* **Exercise requirements**
Copy all of the material exactly. Pictures are not to appear in the copy.

* **Recorded information**

** begin **

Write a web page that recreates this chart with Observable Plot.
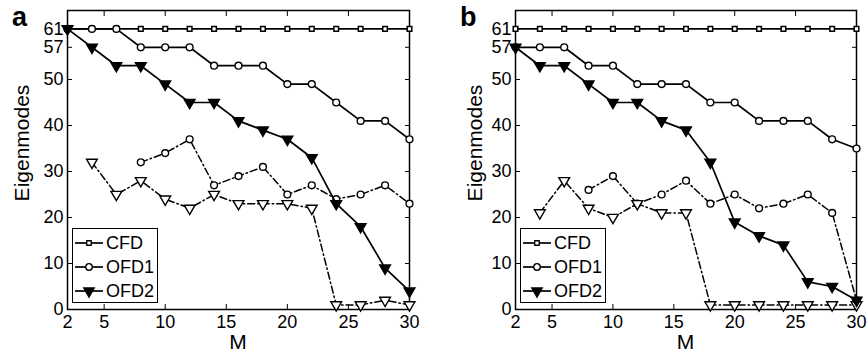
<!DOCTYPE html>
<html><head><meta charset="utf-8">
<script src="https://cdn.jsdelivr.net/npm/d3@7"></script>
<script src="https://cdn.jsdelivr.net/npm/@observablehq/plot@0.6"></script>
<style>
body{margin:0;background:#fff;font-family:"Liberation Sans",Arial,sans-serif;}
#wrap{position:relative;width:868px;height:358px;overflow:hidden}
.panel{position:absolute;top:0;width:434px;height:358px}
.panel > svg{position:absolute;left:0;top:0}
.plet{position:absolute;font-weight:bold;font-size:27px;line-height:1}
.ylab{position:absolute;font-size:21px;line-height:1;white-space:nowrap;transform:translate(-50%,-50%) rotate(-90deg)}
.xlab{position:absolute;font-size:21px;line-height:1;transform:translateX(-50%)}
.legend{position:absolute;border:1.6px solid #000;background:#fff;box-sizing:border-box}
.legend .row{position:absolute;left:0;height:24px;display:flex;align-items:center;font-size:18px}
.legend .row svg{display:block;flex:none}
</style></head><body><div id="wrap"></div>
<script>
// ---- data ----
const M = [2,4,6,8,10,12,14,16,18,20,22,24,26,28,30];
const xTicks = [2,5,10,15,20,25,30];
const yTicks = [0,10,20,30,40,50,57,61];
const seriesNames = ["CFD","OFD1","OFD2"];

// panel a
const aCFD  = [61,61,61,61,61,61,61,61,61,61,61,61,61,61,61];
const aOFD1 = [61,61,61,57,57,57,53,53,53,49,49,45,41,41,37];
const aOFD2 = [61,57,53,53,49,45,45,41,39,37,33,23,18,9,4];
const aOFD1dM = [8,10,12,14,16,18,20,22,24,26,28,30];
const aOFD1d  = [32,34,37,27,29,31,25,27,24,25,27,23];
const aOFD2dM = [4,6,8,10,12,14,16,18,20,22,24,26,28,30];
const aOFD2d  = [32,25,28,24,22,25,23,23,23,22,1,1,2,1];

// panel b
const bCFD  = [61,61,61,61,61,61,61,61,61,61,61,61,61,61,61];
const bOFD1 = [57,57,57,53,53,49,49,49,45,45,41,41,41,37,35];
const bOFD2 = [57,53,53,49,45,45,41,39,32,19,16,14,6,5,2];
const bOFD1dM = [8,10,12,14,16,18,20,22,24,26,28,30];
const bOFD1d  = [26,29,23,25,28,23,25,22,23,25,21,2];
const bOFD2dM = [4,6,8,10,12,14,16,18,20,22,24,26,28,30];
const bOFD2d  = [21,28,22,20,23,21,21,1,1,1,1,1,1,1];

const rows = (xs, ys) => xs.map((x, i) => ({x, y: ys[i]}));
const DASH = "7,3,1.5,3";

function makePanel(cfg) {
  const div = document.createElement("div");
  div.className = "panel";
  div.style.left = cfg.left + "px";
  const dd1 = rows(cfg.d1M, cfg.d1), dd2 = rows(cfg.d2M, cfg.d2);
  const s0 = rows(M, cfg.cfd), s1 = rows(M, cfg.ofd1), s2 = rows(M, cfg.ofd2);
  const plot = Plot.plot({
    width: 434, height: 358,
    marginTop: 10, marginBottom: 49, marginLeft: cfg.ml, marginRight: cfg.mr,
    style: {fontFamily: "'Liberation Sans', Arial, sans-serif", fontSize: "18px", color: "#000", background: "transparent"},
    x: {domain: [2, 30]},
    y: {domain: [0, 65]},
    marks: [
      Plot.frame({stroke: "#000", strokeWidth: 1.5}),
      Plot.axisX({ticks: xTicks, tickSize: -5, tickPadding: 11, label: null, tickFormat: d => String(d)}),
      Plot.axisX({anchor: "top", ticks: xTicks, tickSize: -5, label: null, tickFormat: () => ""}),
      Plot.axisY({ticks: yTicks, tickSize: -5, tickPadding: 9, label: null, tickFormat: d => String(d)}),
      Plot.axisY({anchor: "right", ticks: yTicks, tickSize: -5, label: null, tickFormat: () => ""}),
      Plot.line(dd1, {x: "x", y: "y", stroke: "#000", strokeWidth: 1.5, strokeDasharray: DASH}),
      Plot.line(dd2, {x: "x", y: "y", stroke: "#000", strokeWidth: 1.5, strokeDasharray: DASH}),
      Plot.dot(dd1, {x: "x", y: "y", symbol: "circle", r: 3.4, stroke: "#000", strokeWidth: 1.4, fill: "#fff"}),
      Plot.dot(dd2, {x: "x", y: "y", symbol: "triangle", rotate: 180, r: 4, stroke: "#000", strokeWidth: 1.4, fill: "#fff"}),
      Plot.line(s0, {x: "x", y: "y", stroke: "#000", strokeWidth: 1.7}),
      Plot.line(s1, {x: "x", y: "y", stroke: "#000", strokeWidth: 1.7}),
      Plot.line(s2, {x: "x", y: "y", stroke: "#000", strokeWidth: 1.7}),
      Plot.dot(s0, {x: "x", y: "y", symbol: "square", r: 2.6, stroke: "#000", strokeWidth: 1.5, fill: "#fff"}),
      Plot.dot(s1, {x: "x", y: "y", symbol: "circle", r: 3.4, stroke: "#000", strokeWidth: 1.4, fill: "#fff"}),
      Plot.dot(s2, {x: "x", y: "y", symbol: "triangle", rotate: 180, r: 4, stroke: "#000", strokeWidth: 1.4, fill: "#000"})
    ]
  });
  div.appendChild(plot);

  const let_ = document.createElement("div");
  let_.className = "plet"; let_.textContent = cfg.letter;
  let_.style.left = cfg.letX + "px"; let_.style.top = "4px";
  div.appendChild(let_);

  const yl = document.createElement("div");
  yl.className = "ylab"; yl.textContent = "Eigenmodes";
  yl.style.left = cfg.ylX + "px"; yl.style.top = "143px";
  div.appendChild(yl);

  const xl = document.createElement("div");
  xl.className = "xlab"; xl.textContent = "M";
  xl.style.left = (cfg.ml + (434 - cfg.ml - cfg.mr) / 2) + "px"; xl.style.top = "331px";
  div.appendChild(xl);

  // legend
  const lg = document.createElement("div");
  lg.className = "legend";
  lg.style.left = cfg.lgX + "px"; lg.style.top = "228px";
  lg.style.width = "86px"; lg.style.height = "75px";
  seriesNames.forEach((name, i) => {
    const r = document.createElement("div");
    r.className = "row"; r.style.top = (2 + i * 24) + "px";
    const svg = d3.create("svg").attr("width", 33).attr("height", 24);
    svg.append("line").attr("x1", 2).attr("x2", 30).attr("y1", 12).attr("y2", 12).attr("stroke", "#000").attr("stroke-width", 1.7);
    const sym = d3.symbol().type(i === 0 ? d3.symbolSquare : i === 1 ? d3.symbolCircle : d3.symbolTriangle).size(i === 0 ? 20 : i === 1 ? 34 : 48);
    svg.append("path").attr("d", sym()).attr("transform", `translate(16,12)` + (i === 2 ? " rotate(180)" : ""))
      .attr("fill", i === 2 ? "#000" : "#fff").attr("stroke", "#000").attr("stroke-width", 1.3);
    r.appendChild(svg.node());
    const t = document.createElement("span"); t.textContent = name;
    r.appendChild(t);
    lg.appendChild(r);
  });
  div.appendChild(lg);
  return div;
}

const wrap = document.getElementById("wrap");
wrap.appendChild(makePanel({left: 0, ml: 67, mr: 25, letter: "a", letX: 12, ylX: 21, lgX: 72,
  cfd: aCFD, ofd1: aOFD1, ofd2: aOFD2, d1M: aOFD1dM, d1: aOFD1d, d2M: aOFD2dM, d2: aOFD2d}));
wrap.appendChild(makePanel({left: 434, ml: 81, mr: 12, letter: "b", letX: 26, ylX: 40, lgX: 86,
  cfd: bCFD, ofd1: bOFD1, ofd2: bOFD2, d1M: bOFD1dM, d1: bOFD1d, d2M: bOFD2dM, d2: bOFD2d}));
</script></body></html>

** end **

* **Task response**
Write a web page that recreates this chart with Observable Plot.
<!DOCTYPE html>
<html><head><meta charset="utf-8">
<script src="https://cdn.jsdelivr.net/npm/d3@7"></script>
<script src="https://cdn.jsdelivr.net/npm/@observablehq/plot@0.6"></script>
<style>
body{margin:0;background:#fff;font-family:"Liberation Sans",Arial,sans-serif;}
#wrap{position:relative;width:868px;height:358px;overflow:hidden}
.panel{position:absolute;top:0;width:434px;height:358px}
.panel > svg{position:absolute;left:0;top:0}
.plet{position:absolute;font-weight:bold;font-size:27px;line-height:1}
.ylab{position:absolute;font-size:21px;line-height:1;white-space:nowrap;transform:translate(-50%,-50%) rotate(-90deg)}
.xlab{position:absolute;font-size:21px;line-height:1;transform:translateX(-50%)}
.legend{position:absolute;border:1.6px solid #000;background:#fff;box-sizing:border-box}
.legend .row{position:absolute;left:0;height:24px;display:flex;align-items:center;font-size:18px}
.legend .row svg{display:block;flex:none}
</style></head><body><div id="wrap"></div>
<script>
// ---- data ----
const M = [2,4,6,8,10,12,14,16,18,20,22,24,26,28,30];
const xTicks = [2,5,10,15,20,25,30];
const yTicks = [0,10,20,30,40,50,57,61];
const seriesNames = ["CFD","OFD1","OFD2"];

// panel a
const aCFD  = [61,61,61,61,61,61,61,61,61,61,61,61,61,61,61];
const aOFD1 = [61,61,61,57,57,57,53,53,53,49,49,45,41,41,37];
const aOFD2 = [61,57,53,53,49,45,45,41,39,37,33,23,18,9,4];
const aOFD1dM = [8,10,12,14,16,18,20,22,24,26,28,30];
const aOFD1d  = [32,34,37,27,29,31,25,27,24,25,27,23];
const aOFD2dM = [4,6,8,10,12,14,16,18,20,22,24,26,28,30];
const aOFD2d  = [32,25,28,24,22,25,23,23,23,22,1,1,2,1];

// panel b
const bCFD  = [61,61,61,61,61,61,61,61,61,61,61,61,61,61,61];
const bOFD1 = [57,57,57,53,53,49,49,49,45,45,41,41,41,37,35];
const bOFD2 = [57,53,53,49,45,45,41,39,32,19,16,14,6,5,2];
const bOFD1dM = [8,10,12,14,16,18,20,22,24,26,28,30];
const bOFD1d  = [26,29,23,25,28,23,25,22,23,25,21,2];
const bOFD2dM = [4,6,8,10,12,14,16,18,20,22,24,26,28,30];
const bOFD2d  = [21,28,22,20,23,21,21,1,1,1,1,1,1,1];

const rows = (xs, ys) => xs.map((x, i) => ({x, y: ys[i]}));
const DASH = "7,3,1.5,3";

function makePanel(cfg) {
  const div = document.createElement("div");
  div.className = "panel";
  div.style.left = cfg.left + "px";
  const dd1 = rows(cfg.d1M, cfg.d1), dd2 = rows(cfg.d2M, cfg.d2);
  const s0 = rows(M, cfg.cfd), s1 = rows(M, cfg.ofd1), s2 = rows(M, cfg.ofd2);
  const plot = Plot.plot({
    width: 434, height: 358,
    marginTop: 10, marginBottom: 49, marginLeft: cfg.ml, marginRight: cfg.mr,
    style: {fontFamily: "'Liberation Sans', Arial, sans-serif", fontSize: "18px", color: "#000", background: "transparent"},
    x: {domain: [2, 30]},
    y: {domain: [0, 65]},
    marks: [
      Plot.frame({stroke: "#000", strokeWidth: 1.5}),
      Plot.axisX({ticks: xTicks, tickSize: -5, tickPadding: 11, label: null, tickFormat: d => String(d)}),
      Plot.axisX({anchor: "top", ticks: xTicks, tickSize: -5, label: null, tickFormat: () => ""}),
      Plot.axisY({ticks: yTicks, tickSize: -5, tickPadding: 9, label: null, tickFormat: d => String(d)}),
      Plot.axisY({anchor: "right", ticks: yTicks, tickSize: -5, label: null, tickFormat: () => ""}),
      Plot.line(dd1, {x: "x", y: "y", stroke: "#000", strokeWidth: 1.5, strokeDasharray: DASH}),
      Plot.line(dd2, {x: "x", y: "y", stroke: "#000", strokeWidth: 1.5, strokeDasharray: DASH}),
      Plot.dot(dd1, {x: "x", y: "y", symbol: "circle", r: 3.4, stroke: "#000", strokeWidth: 1.4, fill: "#fff"}),
      Plot.dot(dd2, {x: "x", y: "y", symbol: "triangle", rotate: 180, r: 4, stroke: "#000", strokeWidth: 1.4, fill: "#fff"}),
      Plot.line(s0, {x: "x", y: "y", stroke: "#000", strokeWidth: 1.7}),
      Plot.line(s1, {x: "x", y: "y", stroke: "#000", strokeWidth: 1.7}),
      Plot.line(s2, {x: "x", y: "y", stroke: "#000", strokeWidth: 1.7}),
      Plot.dot(s0, {x: "x", y: "y", symbol: "square", r: 2.6, stroke: "#000", strokeWidth: 1.5, fill: "#fff"}),
      Plot.dot(s1, {x: "x", y: "y", symbol: "circle", r: 3.4, stroke: "#000", strokeWidth: 1.4, fill: "#fff"}),
      Plot.dot(s2, {x: "x", y: "y", symbol: "triangle", rotate: 180, r: 4, stroke: "#000", strokeWidth: 1.4, fill: "#000"})
    ]
  });
  div.appendChild(plot);

  const let_ = document.createElement("div");
  let_.className = "plet"; let_.textContent = cfg.letter;
  let_.style.left = cfg.letX + "px"; let_.style.top = "4px";
  div.appendChild(let_);

  const yl = document.createElement("div");
  yl.className = "ylab"; yl.textContent = "Eigenmodes";
  yl.style.left = cfg.ylX + "px"; yl.style.top = "143px";
  div.appendChild(yl);

  const xl = document.createElement("div");
  xl.className = "xlab"; xl.textContent = "M";
  xl.style.left = (cfg.ml + (434 - cfg.ml - cfg.mr) / 2) + "px"; xl.style.top = "331px";
  div.appendChild(xl);

  // legend
  const lg = document.createElement("div");
  lg.className = "legend";
  lg.style.left = cfg.lgX + "px"; lg.style.top = "228px";
  lg.style.width = "86px"; lg.style.height = "75px";
  seriesNames.forEach((name, i) => {
    const r = document.createElement("div");
    r.className = "row"; r.style.top = (2 + i * 24) + "px";
    const svg = d3.create("svg").attr("width", 33).attr("height", 24);
    svg.append("line").attr("x1", 2).attr("x2", 30).attr("y1", 12).attr("y2", 12).attr("stroke", "#000").attr("stroke-width", 1.7);
    const sym = d3.symbol().type(i === 0 ? d3.symbolSquare : i === 1 ? d3.symbolCircle : d3.symbolTriangle).size(i === 0 ? 20 : i === 1 ? 34 : 48);
    svg.append("path").attr("d", sym()).attr("transform", `translate(16,12)` + (i === 2 ? " rotate(180)" : ""))
      .attr("fill", i === 2 ? "#000" : "#fff").attr("stroke", "#000").attr("stroke-width", 1.3);
    r.appendChild(svg.node());
    const t = document.createElement("span"); t.textContent = name;
    r.appendChild(t);
    lg.appendChild(r);
  });
  div.appendChild(lg);
  return div;
}

const wrap = document.getElementById("wrap");
wrap.appendChild(makePanel({left: 0, ml: 67, mr: 25, letter: "a", letX: 12, ylX: 21, lgX: 72,
  cfd: aCFD, ofd1: aOFD1, ofd2: aOFD2, d1M: aOFD1dM, d1: aOFD1d, d2M: aOFD2dM, d2: aOFD2d}));
wrap.appendChild(makePanel({left: 434, ml: 81, mr: 12, letter: "b", letX: 26, ylX: 40, lgX: 86,
  cfd: bCFD, ofd1: bOFD1, ofd2: bOFD2, d1M: bOFD1dM, d1: bOFD1d, d2M: bOFD2dM, d2: bOFD2d}));
</script></body></html>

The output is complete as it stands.